Когда мама терпела поражение, мы с братом и сестрами всегда были на ее стороне. Но когда нам казалось, что победила она, то есть если она не защищалась, а обвиняла — она могла вести холодную войну очень долго, — то это бесконечное молчание, было хуже всего. Тогда я надолго уходил в лес или на клубничные грядки. И там в глубокой задумчивости проводил несколько приятных часов. Как хорошо, что человек, которому только что стукнуло тринадцать, вопреки глубокой печали находит утешение на грядках с клубникой.

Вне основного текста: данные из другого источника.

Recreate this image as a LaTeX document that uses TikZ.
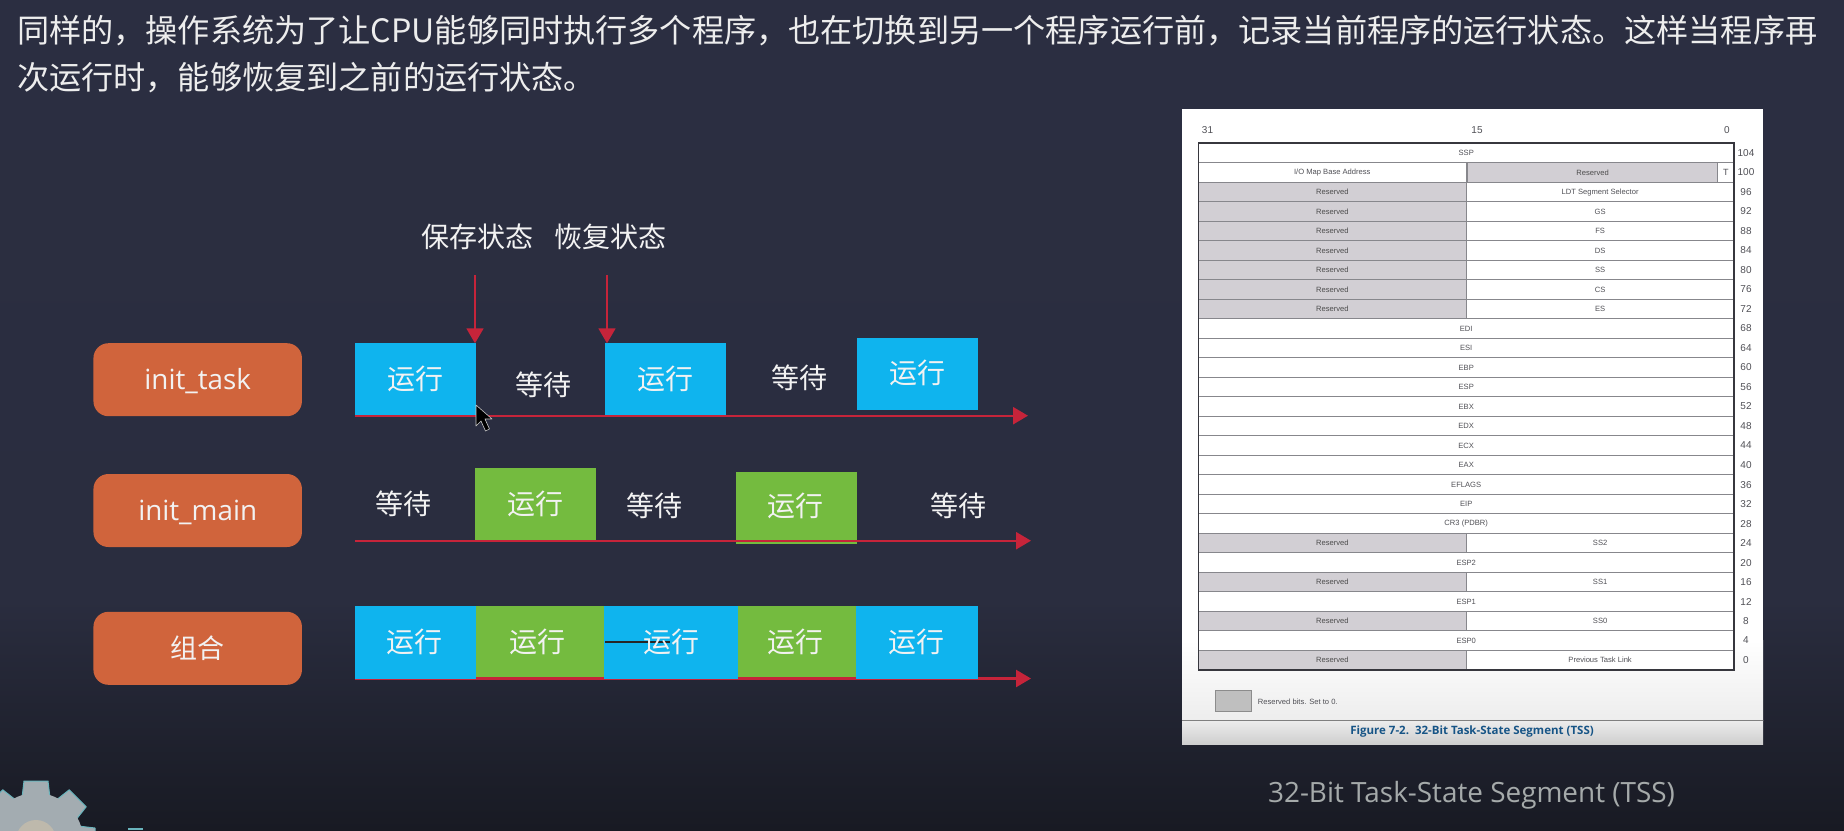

Но тяжелые времена длились недолго. Наступали долгие периоды мирных занятий, добрых слов и уюта. Мама в саду, за письменным столом в своей комнате, возится в гостиной или на кухне. Отец — в Хижине Писателя или живет и работает в каком-нибудь соседнем городишке.
Причиной их ссор чаще всего становилась ревность, которая мучила их обоих — его вначале, ее — в более поздние годы. Другие поводы возникали редко.
Вот письмо к маме, написанное на обратной стороне обложки мюнхенского журнала «Симплициссимус». Почтовый штемпель — 1.6.32. Отец пытался покончить со старой сплетней, касающейся его якобы интимных отношений с преследовавшей его много лет писательницей Анной Мунк.
«И опять о том же.
Никогда в жизни у меня ничего не было с Анной Мунк, она сама распространяла эти сплетни, и люди ей верили. Никогда в жизни я не спал с нею, никогда не целовал ее никогда даже не отвечал на ее письма. Я избегал ее, как только мог, но отделаться от нее было трудно, в Ляне она вела себя так, что у меня не было ни минуты покоя, и фрёкен Хаммер пришлось отказать ей от дома. Мне отвратительна сама мысль о ней, люди, которые верят этой сумасшедшей, постоянно укоряют меня ею. Камергерша Гаде довела это до моего сведения. Фру Огорд или какая-то другая лживая сволочь сказали об этом тебе — но все это наглая ложь, придуманная А.М., и она это знает, но она так долго находилась во власти своего воображения, что и сама верит в это. Ей бы написать об этом книгу. Она абсолютно безумна. Меня корчит от необходимости опровергать эту ложь, вот-вот вырвет».